この「非課税」という特性が、103万円の壁を考える上で非常に重要なポイントとなります。
* **所得税・住民税の対象外:** NISAで得た利益は、課税対象となる「所得」には含まれません。つまり、NISAでいくら利益が出ても、それが原因で年収が103万円を超えるということはありません。
* **扶養控除への影響なし:** NISAの利益は所得として扱われないため、扶養されている人がNISAを利用して利益を得ても、その利益によって扶養者の扶養控除や配偶者控除が失われることはありません。
したがって、扶養内で働きながら資産形成を始めたいと考えている方にとって、NISAは所得税や扶養控除に影響を与えることなく利用できる有効な手段と言えます。年収の壁を気にせず、将来のための資産を非課税で増やしていくことが可能です。
知っておきたい注意点
年金やNISAのように、収入源によっては「103万円の壁」の計算に含めるべきものとそうでないものがあります。自身の収入がどのような性質を持つのかを正確に理解し、必要に応じて税務署や専門家に相談することも大切です。特に、2025年の税制改正によって103万円の壁が事実上引き上げられることも踏まえ、最新の情報を常に確認するようにしましょう。
まとめ
「103万円の壁」は、主に所得税の扶養控除に関わる重要な収入のボーダーラインです。年収に含まれるものは給与収入の他、各種手当の課税分などが該当し、非課税の通勤手当などは含まれません。103万円を超えると、自身の所得税負担が発生し、扶養者の所得税控除が受けられなくなる可能性があります。社会保険の壁(106万円、130万円)とも混同しがちですが、それぞれ意味合いが異なります。自身の状況に合わせて、賢く収入を調整し、税金や社会保険の仕組みを理解することが大切です。
よくある質問
Q: 103万円ちょうどで働くとどうなりますか?
A: 103万円ちょうどの場合、所得税はかからず、扶養から外れることもありません。扶養親族等として、扶養している親族は所得税の扶養控除を受けられます。
Q: 103万円の年収に含まれないものはありますか?
A: 通勤手当のうち非課税枠内のものや、NISAの非課税投資枠内で得た利益、生命保険の満期保険金などは、基本的に103万円の年収(所得)には含まれません。
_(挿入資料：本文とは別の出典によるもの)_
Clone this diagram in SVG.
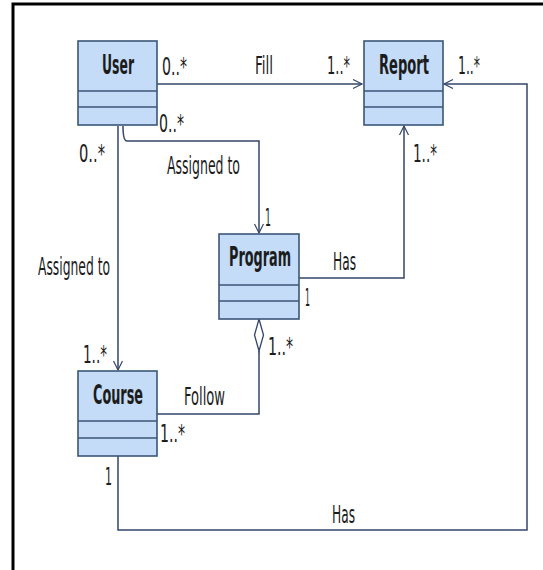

Q: 103万円以外に、パート主婦が注意すべき「壁」はありますか?
A: はい、他に社会保険の壁として「106万円の壁」「130万円の壁」があります。これらは社会保険料の負担が生じるボーダーラインであり、103万円の税制上の壁とは異なります。
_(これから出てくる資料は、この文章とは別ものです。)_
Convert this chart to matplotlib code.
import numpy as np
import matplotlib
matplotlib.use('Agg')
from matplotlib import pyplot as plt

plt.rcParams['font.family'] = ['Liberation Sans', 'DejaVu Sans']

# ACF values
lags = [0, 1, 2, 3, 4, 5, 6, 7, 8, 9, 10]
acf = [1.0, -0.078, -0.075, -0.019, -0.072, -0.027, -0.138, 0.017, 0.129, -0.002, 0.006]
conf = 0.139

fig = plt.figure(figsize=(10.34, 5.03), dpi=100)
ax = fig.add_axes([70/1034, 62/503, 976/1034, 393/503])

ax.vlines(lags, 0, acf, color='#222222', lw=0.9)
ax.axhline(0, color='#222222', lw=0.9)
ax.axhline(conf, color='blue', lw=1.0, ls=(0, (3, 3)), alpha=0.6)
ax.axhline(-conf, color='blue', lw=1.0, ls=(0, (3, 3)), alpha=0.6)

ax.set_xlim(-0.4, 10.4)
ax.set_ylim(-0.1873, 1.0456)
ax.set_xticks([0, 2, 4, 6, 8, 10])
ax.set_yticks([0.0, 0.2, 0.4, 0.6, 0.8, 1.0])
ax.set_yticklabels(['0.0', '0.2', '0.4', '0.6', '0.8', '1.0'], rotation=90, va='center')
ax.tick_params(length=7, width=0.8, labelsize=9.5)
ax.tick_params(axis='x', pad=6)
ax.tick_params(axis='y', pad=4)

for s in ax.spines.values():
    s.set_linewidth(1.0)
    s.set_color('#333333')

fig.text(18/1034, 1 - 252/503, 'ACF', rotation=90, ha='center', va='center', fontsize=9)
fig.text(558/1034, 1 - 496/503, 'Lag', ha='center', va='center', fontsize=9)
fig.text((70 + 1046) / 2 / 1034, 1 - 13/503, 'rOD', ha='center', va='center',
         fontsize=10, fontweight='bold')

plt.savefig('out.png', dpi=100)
Q: 103万円の計算期間はいつからいつまでですか?
A: 103万円の計算期間は、原則として毎年1月1日から12月31日までの1年間です。この期間の収入(給与収入)が対象となります。
Q: 年金収入は103万円の計算に含まれますか?
A: はい、公的年金等の収入も所得の種類が異なりますが、所得控除を差し引いた後の所得額が扶養の判断基準に関わる場合があります。ただし、103万円の壁は主に給与所得が対象となるため、年金単独で103万円を超える場合はまた別の計算方法や控除が適用されます。